** GOAL OF THE EXERCISE **
Write out, word for word, every line from the first one through the line that holds "import pandas as pd", and nothing else; skip the pictures.
== == ==
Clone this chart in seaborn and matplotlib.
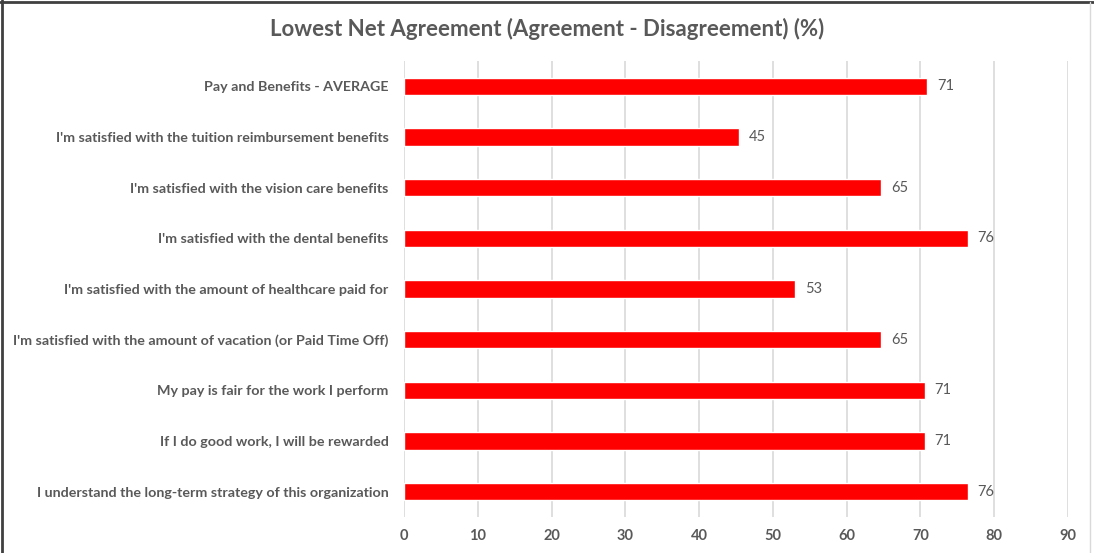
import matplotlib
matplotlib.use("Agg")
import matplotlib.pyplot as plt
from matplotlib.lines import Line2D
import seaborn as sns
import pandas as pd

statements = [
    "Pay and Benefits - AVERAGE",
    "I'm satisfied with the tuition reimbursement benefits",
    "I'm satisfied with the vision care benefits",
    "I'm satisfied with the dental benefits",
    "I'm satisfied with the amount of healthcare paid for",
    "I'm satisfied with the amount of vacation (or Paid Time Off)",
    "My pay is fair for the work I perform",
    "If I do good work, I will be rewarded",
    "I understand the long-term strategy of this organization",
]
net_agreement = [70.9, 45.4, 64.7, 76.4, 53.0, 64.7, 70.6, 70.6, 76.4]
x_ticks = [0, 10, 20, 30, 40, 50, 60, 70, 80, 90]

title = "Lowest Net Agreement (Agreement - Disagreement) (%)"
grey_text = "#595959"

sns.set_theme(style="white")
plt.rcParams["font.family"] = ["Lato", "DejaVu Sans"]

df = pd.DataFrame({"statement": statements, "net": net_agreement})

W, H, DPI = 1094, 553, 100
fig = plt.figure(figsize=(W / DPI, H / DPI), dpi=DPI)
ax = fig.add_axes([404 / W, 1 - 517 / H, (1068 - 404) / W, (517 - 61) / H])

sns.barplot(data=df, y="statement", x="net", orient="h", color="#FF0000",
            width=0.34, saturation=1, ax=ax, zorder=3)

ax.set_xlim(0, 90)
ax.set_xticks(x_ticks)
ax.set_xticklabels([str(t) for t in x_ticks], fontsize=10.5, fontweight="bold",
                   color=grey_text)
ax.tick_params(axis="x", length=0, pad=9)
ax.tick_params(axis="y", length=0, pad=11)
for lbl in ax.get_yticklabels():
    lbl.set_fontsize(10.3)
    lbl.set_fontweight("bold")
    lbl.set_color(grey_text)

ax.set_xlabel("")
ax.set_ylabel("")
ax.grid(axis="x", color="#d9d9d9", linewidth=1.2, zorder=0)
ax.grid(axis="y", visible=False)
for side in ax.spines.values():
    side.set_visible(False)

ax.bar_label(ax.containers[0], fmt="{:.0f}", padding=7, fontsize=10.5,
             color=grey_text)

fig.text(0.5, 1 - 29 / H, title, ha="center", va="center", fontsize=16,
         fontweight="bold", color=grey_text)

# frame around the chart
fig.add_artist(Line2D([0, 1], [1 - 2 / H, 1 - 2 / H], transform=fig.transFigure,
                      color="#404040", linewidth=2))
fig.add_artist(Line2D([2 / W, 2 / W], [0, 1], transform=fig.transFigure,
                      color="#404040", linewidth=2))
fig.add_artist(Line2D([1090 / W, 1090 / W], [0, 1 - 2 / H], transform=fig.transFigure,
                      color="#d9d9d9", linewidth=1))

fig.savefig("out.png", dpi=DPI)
== == ==
** FINAL RESULT **
Clone this chart in seaborn and matplotlib.
import matplotlib
matplotlib.use("Agg")
import matplotlib.pyplot as plt
from matplotlib.lines import Line2D
import seaborn as sns
import pandas as pd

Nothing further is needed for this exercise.